Nominado a 8 Oscar, es un sutil fresco sobre la búsqueda de identidad.


Luego de la polémica acerca de la ausencia de actores negros en las nominaciones al Oscar 2016, la Academia parece haberse redimido y fiel a su consecuente aspiración a la corrección política, este año nominó a actores y directores de ese color de piel para el premio que otorga.
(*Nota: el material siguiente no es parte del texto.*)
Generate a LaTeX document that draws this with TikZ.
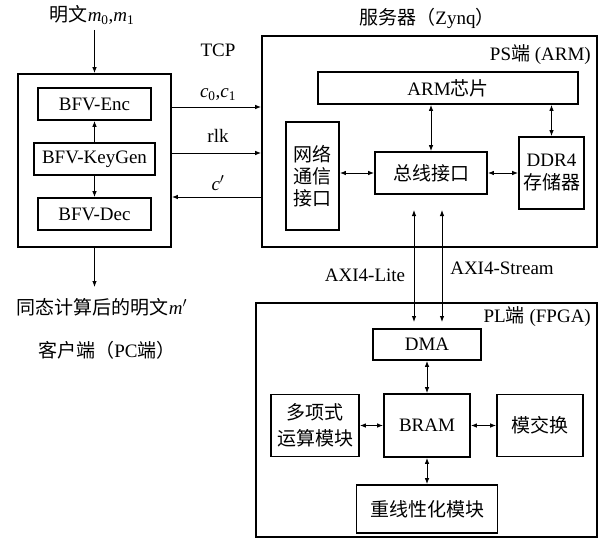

Una de ellas es la recientemente estrenada Luz de luna, que cosechó ocho nominaciones a las estatuillas entre las que se encuentran la de mejor película, director y guion. Dirigida por el desconocido realizador negro Barry Jenkins, Luz de luna es una interesante propuesta sobre la ya bastante visitada segregación y miseria en la que buena parte de la población negra norteamericana vive desde los tiempos de la esclavitud. Sólo que aquí Jenkins parece mirar esa problemática desde el seno de una comunidad negra, es decir, un barrio de Miami donde huelgan los blancos y apenas si asoman algunos latinos. Planteada en tres partes en las que en cada una el protagonista va creciendo en medio de ríspidas y violentas vicisitudes, Luz de luna rescata la mejor tradición del cine realizado por negros, entre los que hay títulos de Spike Lee, John Singleton, Mario Van Peebles, entre los más conocidos, esa que narra desde las problemáticas interiores que el racismo y la sumisión calaron en los hombres y mujeres de esa raza.

El primero de esos episodios tiene a un niño escuálido víctima de un persistente bullying perpetrado por otros niños tan negros como él, compañeros de la misma escuela incluso. Chiron, el niño, tiene una madre drogadicta y sólo encontrará algo de contención en un –paradoja en una misma línea de exploración entre los que manipulan algo de poder y los dependientes de ese poder– traficante de sustancias que observa y hace observar una particular conducta en esa actividad ilegal. El niño y el traficante irán tejiendo una relación donde el primero vivirá una iniciación iluminadora en relación a los sufrimientos de la condición de negritud.

La segunda parte, donde el ahora adolescente Chiron vivirá sus primeros escarceos sexuales con otro joven negro, va tornándose más íntimo –sin escapar del tono general de marginalidad y violencia que se respira en el barrio– y sume al protagonista en espinosas reflexiones respecto a su lugar en ese mundo feroz donde rige la ley del más fuerte. Cauto y preciso, Jenkins deja hacer a sus personajes, no intenta aseveración moral alguna y cada uno de ellos es determinado por sus acciones y el relato despliega una fuerza propia basada en la interrelación de sus criaturas.

La tercera parte, el presente de esta historia iniciada en los 80, donde Chiron ya adoptó el nombre de Black y es, él mismo, con músculos tonificados y presencia amenazadora, otro traficante de considerable monta con su fabuloso auto y sus dientes de oro, se sustanciará en una suerte de definición sobre todos los dolores que fustigaron su existencia. Y Jenkins lo hace amalgamando justamente las condiciones con las que aquel niño Chiron llegó a convertirse en Black: la ausencia de amor filial, vérselas ahora siendo justamente lo que antes detestaba y su homosexualidad latente, en un combo que lejos de explotar lleva a definir una identidad.